Memang, foto yang tergantung di hampir seluruh rumah dan warung di tanah Banjar atau video ceramah yang dijual bebas adalah instrumen paling awal ditemui. Namun di era internet dan dunia digital ini, perjumpaan dan proses perwarisan ingatan terhadap sosok Guru Sekumpul bisa dijumpai dengan berbagai medium. Seperti, cerita-cerita karamah Guru Sekumpul, pengalaman orang yang berhadir di acara tersebut, video dan foto yang tersebar di platform Instagram, dan siaran televisi atau berita yang beseliweran di masyarakat. Sehingga suka cita soal haul seakan terus menggema di dunia maya, banyak masyarakat menyebarkan keikutsertaannya di acara haul tersebut.
Kondisi inilah yang menyebabkan gema haul menjadi apa yang disebut dengan “intimate public”, merujuk pada ihwal masyarakat yang bersandarkan pada pengalaman yang homogen dan menihilkan suara-suara berbeda.
Hadir sebagai jemaah haul akhirnya berubah menjadi imagined communities (komunitas terbayang), di mana masyarakat terus mewariskan ingatannya akan sosok ulama terkenal di tanah Banjar, sebagai bagian dari identitas komunitas.

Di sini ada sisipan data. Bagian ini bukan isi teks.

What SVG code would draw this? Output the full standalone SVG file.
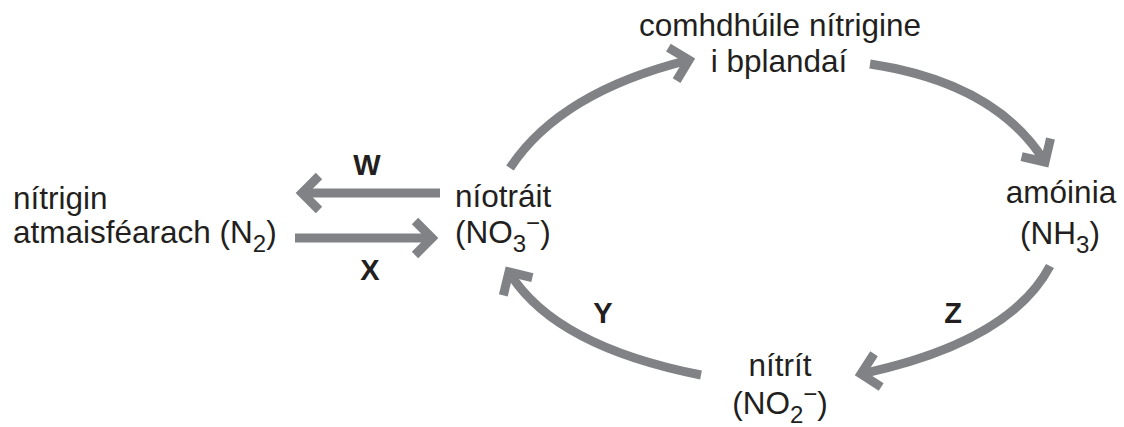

Imaji akan sosok Guru Sekumpul ini terus dijaga dalam ingatan masyarakat yang berhadir di acara haul sebagai ekspresi dari keberagamaan masyarakat Banjar yang dekat dengan kultur tradisionalis atau ahlussunnah wal jamaah. Di sinilah kehadiran anak-anak yang di arena haul, tidak hanya memberikan pengalaman tapi juga menjaga warisan ingatan akan ulama yang dicintai oleh mayoritas masyarakat Banjar.